In the daily hum of organizational life, it's easy for people to forget about whatever task or project is not on fire and screaming for their attention. "Out of sight, out of mind” is an unfortunately common epitaph in the graveyard of passionately started but eventually deceased culture projects.
Communication is key. Make it multifaceted - we've found benefit in leveraging all-company meetings, smaller team forums, video updates, Slack channels, and even occasional email blasts to keep people aware of the ongoing priority and what we're up to. Keep it efficient - people are busy, so quickly frame the importance of your topic, then give them the specific information they need to know. Finally, be repetitive. At Bluetree we say if you've not said it 10 times, you haven’t said it at all.
6. Find a way to evaluate your success.
It's tempting to think of culture pushes as soft items that can't really be measured. But as someone once challenged me, “Can we really know we’re improving what we’re not measuring?”
At Bluetree, we're convinced inclusion should be the foundation of any d&i push. After all, simply hitting demographic targets and increasing cultural diversity doesn't mean much if people don't feel valued and supported. Over the past year, we’ve begun leveraging 3rd-party engagement tools that have helped us establish baselines, set meaningful targets, and measure perceived inclusion within diverse groups across the company.
We've also learned to pair that data with constant conversations. Ignore the org chart, push yourself outside of your normal circles, and spend time talking to people from across your organization who will tell you what they really feel. The data is important, but overreliance can lead to overconfidence. Just ask the people who ran Hillary Clinton's 2016 president campaign.
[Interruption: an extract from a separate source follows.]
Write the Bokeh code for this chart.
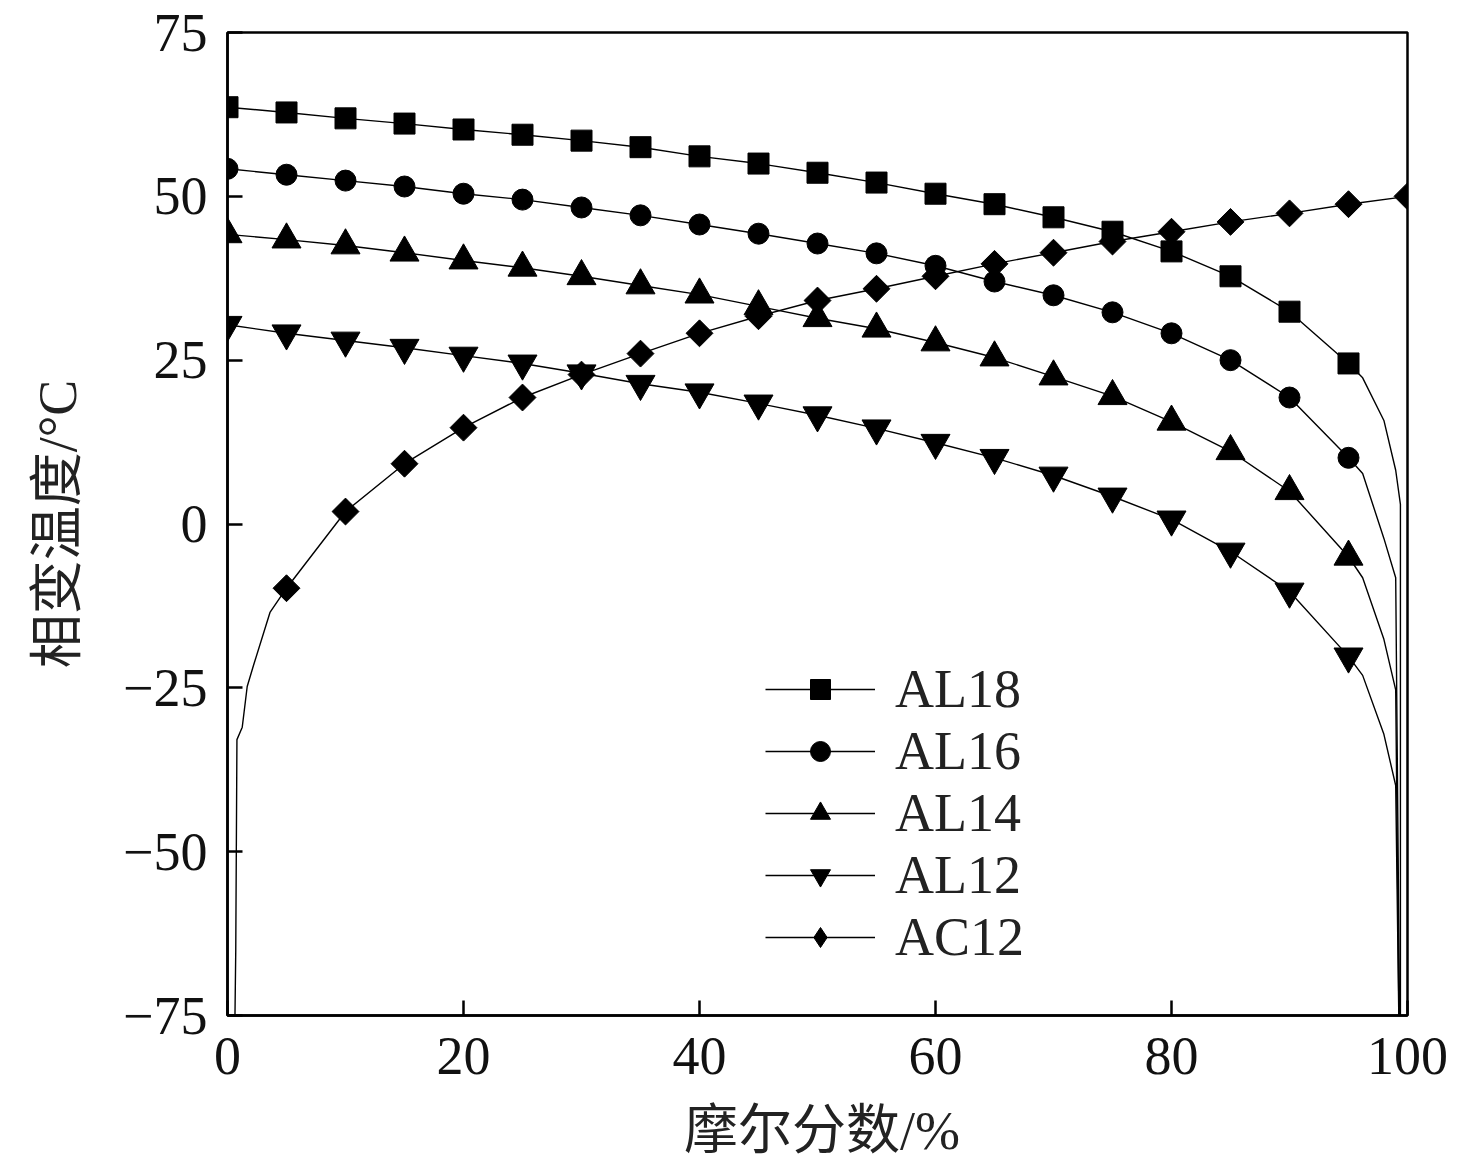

7. Recognize you'll screw up.
You wouldn’t believe half the missteps we’ve made with d&i if I named them. Even the best intentions can fall short, and what may seem like obvious solutions and approaches often sputter out. I don't care who you are -- some things you try won't work, and you will screw something up.
How do you overcome that?
Be transparent, stay humble, and don't be too big to admit your mistakes.
Create an environment and establish the expectation that we'll all mess up, we should assume good intentions, and mistakes can be opportunities rather than failures.
Find someone who can keep you grounded. Identify peers with a knack for keeping the big picture in mind and not being overly reactive, confide in them, and lean into their strength. Because it's not a matter of if you'll run into challenges (self-inflicted or otherwise), but when.
8. Don't live on an island.
In the early stages of our d&i program, we read books and blogs, listened to podcasts, attended conferences, and talked to people who had spearheaded similar efforts at other organizations. We've had our bumps in the road and are a long way from where we know we can be…but I shudder to think of how we'd be doing if we'd not leveraged any outside expertise and support.
Regardless of what you’re tackling, you're not alone in your pursuit. Build relationships, tap into networks, and absorb everything you can from others. First, you'll learn things that can only help. Second, there's something great about knowing you're not the only one on your journey.